Boko Haram(bbc pic)Nigeria’s army has imposed a dusk-to-dawn curfew across the north-eastern state of Adamawa to curb attacks by militant Islamists.

It is the first area to fall under a curfew since a state of emergency was declared in three states.

A BBC reporter in Adamawa says the decision is surprising, as the security situation there is less serious than in Borno and Yobe states.

Boko Haram militants have waged an insurgency in Nigeria since 2009.

More than 2,000 have been killed in the conflict, which has its roots in north-east Nigeria.

Mobile phones down

Nigerian military spokesman Brig Gen Chris Olukolade said “every resource available” to the armed forces would be used in the operation against Boko Haram.

BBC Nigeria correspondent Will Ross says this is confirmation that fighter jets and helicopter gunships are likely to be deployed.

When asked whether this would not put civilians in harm’s way, Brig Gen Olukolade said the enemy bases to be targeted were in unpopulated areas close to Nigeria’s borders.

Our reporter says the hardest part of this campaign will be in urban areas like the Borno state capital, Maiduguri, where the Islamist militants are living among the civilian population.

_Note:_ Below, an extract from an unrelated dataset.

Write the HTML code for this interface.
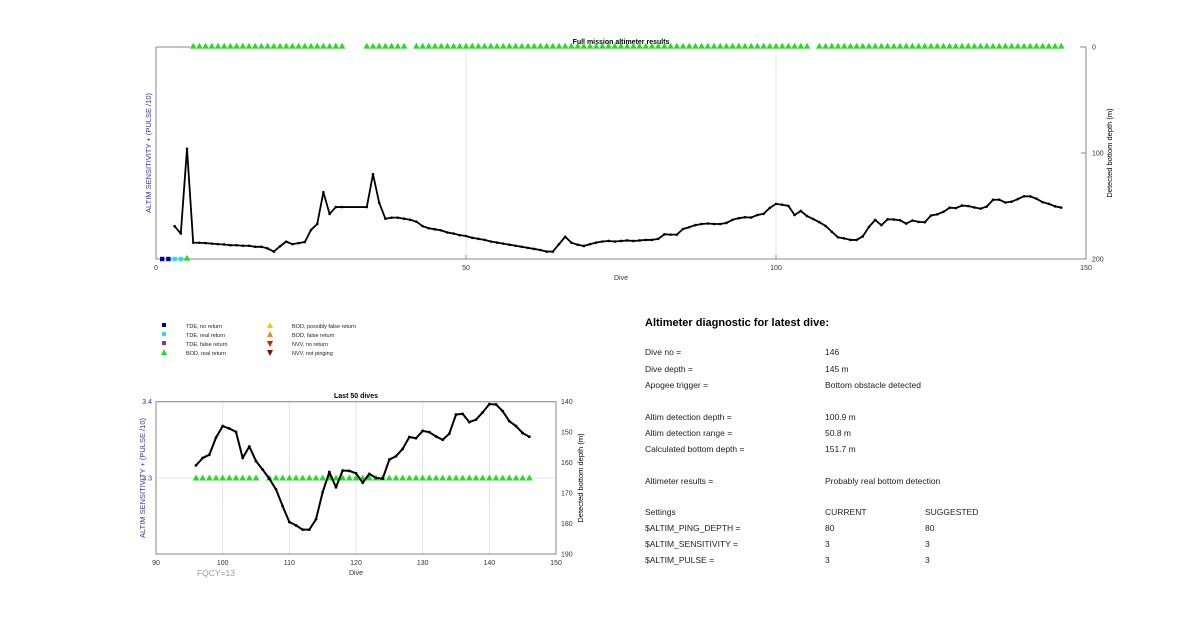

Mobile phone networks were not functioning in many parts of north-east Nigeria on Thursday, but our reporter says it is not clear if this is related to the current military offensive.

Militants have previously attacked mobile phone masts in the area in an effort to disrupt communications.

The BBC’s Abdullahi Tasiu Abubakar reports from Adamawa city that most people he spoke to felt the curfew was unnecessary and it would merely disrupt their lives.

Our reporter adds that there is no sign of a huge military build-up in the city since President Goodluck Jonathan declared a state of emergency on Tuesday in the three states.

The president said the army would take “all necessary action” to “put an end to the impunity of insurgents and terrorists”.

Boko Haram, whose name means “Western education is forbidden” in the local Hausa language, is fighting to overthrow the government and create an Islamic state in the north.

Although they often attack Christians and government targets, they have also killed many Muslim civilians.